Dieser Aspekt der Informationssysteme kann Auswirkungen auf die Qualität der Planungstätigkeit des höheren Managements haben. Rückwirkungen auf die psychische Einstellung zur beruflichen Tätigkeit und auf die Arbeitszufriedenheit der Angestellten sind zu erwarten. So richtete beispielsweise eine Bank ein Informationssystem ein, das viele Routineberechnungen in der Kreditabteilung erledigen konnte. Die Techniker der Bank waren der Meinung, daß damit die Referenten von den mechanisch durchgeführten Arbeiten befreit sein würden. Sechs Monate nach Einführung des Systems stellte sich heraus, daß nicht einer der 20 Referenten der Abteilung jemals das System verwendet hatte.
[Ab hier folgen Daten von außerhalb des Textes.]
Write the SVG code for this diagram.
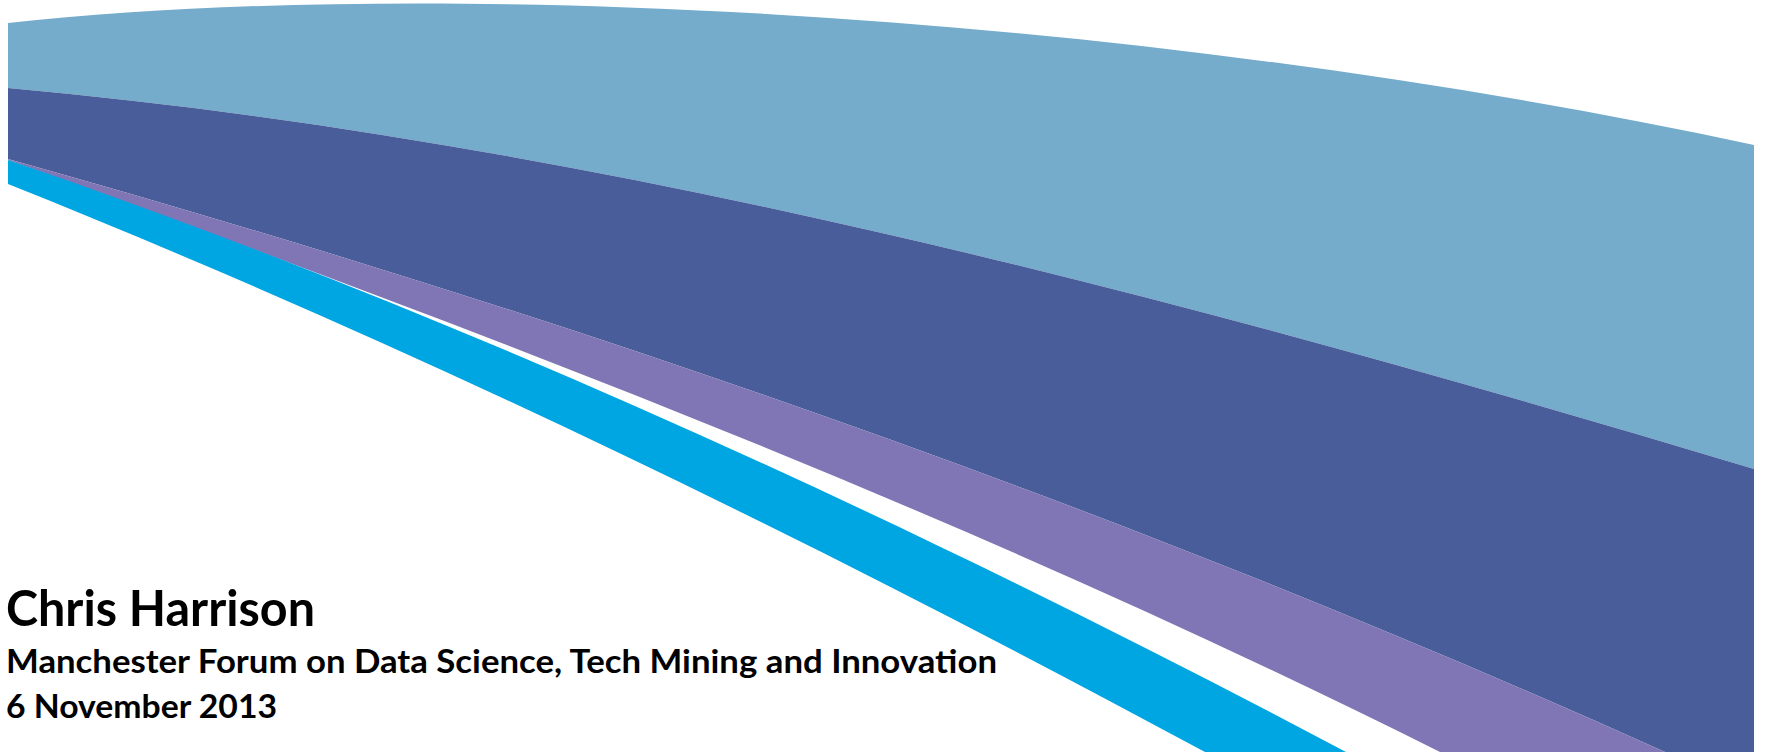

Sie sahen es als Eingriff in ihre „Hirn"-Arbeit an.

Im Gegensatz zur Industriearbeit, die von Maschinen geprägt ist, die ihrerseits wieder als Verlängerungen des menschlichen Körpers angesehen werden können, erfordert die computerisierte Arbeit kaum körperliche Anstrengung. Was der Pilot, die Analytikerin und die Setzerin gemeinsam haben, ist der Umstand, daß ihre Arbeit vor allem aus dem Lesen und Handhaben von elektronischen Symbolen besteht.

Der Schwerpunkt der Tätigkeiten am Arbeitsplatz hat sich von Arbeiten, die körperlichen Einsatz erfordern, zu solchen hin entwickelt, die das Gehirn beanspruchen.
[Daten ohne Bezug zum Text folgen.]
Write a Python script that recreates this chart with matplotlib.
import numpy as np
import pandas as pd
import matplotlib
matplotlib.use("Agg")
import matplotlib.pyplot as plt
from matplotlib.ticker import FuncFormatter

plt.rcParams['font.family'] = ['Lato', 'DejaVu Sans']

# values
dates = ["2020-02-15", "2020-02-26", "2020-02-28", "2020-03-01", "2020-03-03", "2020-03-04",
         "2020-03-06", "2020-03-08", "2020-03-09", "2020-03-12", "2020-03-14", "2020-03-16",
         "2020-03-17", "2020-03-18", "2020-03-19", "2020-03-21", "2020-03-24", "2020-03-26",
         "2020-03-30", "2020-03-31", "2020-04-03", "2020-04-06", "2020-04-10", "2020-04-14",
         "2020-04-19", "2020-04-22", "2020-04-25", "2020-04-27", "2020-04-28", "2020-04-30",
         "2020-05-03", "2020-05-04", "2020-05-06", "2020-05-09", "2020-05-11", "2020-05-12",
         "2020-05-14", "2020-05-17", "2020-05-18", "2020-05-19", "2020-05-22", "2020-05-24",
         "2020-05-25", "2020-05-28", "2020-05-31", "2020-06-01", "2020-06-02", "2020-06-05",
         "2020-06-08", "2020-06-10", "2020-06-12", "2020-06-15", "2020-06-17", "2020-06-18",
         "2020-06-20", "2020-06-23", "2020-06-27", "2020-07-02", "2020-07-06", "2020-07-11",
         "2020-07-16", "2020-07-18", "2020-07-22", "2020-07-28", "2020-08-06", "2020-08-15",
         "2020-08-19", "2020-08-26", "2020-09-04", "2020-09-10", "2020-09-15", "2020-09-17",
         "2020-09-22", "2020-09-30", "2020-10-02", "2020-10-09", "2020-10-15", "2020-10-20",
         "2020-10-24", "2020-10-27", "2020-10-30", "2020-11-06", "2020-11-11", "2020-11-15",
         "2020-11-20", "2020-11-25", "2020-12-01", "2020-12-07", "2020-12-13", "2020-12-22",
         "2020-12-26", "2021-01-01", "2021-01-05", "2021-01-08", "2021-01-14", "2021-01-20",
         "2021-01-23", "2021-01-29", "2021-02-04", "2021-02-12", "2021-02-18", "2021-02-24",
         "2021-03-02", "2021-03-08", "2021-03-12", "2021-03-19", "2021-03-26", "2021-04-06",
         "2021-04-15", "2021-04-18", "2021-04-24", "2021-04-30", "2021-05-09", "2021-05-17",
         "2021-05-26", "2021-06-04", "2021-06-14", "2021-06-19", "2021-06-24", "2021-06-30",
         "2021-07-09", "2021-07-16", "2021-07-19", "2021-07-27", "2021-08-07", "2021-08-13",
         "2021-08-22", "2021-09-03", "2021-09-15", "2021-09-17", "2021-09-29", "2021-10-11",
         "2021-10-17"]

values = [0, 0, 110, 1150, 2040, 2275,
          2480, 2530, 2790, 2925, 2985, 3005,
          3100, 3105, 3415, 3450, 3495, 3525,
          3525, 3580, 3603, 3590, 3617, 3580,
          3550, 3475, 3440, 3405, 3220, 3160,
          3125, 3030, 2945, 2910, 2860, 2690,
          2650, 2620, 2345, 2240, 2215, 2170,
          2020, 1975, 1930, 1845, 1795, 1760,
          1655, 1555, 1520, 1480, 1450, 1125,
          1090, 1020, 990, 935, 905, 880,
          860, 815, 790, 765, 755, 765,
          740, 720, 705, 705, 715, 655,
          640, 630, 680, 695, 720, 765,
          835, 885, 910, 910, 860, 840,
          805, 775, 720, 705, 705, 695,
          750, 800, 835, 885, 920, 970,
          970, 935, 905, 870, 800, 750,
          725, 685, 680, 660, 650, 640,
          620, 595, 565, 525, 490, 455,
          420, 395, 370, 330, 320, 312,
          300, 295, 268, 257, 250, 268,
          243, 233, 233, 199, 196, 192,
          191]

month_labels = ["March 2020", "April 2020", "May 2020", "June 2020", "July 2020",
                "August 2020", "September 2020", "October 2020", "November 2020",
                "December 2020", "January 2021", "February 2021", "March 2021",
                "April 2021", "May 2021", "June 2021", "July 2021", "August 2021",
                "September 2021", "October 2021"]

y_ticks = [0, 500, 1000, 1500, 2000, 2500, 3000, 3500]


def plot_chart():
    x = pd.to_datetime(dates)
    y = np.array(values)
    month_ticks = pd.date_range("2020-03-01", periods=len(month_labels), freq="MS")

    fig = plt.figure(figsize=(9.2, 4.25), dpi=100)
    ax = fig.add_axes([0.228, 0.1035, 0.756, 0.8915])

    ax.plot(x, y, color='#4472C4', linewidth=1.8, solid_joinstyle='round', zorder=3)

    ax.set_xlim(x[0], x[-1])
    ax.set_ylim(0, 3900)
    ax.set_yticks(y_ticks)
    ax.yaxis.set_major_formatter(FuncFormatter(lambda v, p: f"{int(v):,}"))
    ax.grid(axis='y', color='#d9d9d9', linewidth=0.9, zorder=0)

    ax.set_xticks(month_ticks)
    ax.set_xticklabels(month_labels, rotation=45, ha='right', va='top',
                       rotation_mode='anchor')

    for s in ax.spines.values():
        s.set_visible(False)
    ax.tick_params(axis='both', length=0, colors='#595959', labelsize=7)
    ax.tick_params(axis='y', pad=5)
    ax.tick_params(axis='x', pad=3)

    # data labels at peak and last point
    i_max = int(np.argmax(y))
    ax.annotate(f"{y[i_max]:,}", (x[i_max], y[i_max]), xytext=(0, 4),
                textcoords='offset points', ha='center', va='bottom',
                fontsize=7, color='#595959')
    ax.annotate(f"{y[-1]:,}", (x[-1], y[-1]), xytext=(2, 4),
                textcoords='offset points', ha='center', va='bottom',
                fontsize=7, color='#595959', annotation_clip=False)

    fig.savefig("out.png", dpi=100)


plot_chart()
Diese besondere Form geistiger Beanspruchung ist jedoch nicht gleichbedeutend mit größerer intellektueller Attraktivität. Zunehmend häufiger werden die Tätigkeiten, bei denen sich das Erfordernis geistiger Aufmerksamkeit mit der Erfahrung von Langeweile und Routine verbindet.

Wir alle sind daran gewöhnt, geistige Arbeit als herausfordernd und befriedigend anzusehen. Was wird aber geschehen, wenn immer mehr Jobs durch Abstraktion, konzentrierte Aufmerksamkeit und Routine gekennzeichnet sind?

Ein Aspekt der Abstraktion betrifft die Unsichtbarkeit vieler Aspekte der Arbeit, wenn sie über den Computer geleistet wird. So stellte ein Schriftsetzer fest: „Früher sah ich die Zeile, sobald sie hergestellt war. Jetzt schreibe ich auf einem Terminal. Ich habe keine Ahnung, was eigentlich mit den Buchstaben passiert, wohin sie kommen. Ich weiß nicht, wie der Ausdruck ausschauen wird. Ich kenne nur den Ort, wo das Papier bedruckt wird."

Eine Folge der Unsichtbarkeit der Arbeit ist die Unmöglichkeit, sie anzugreifen. So überwachen Krankenschwestern jetzt auf Terminals Informationen über ihre Patienten, statt diese zu besuchen; so kommen Druckereiarbeiter nicht mehr mit Druckplatten in Berührung. Bedenken wir aber, daß der Mensch an die Verwendung von Werkzeugen ebenso gewöhnt ist wie daran, durch Berührung mit der Umwelt in Kontakt zu treten und so auf sie einzuwirken, dann wird erst deutlich, welche mögliche Bedeutung diesem Wandel zur Unberührbarkeit der computer-vermittelten Arbeit zukommen wird.

Die Bedeutung der Arbeit für den Mehschen wird einfach verdünnt, sie wird weniger zugänglich. Wird die Arbeit für den Menschen an Bedeutung verlieren, wenn sie zunehmend diesem Verdünnungseffekt unterworfen wird?

Auszug aus Dialogue 2/83, übersetzt von Christof Gaspari.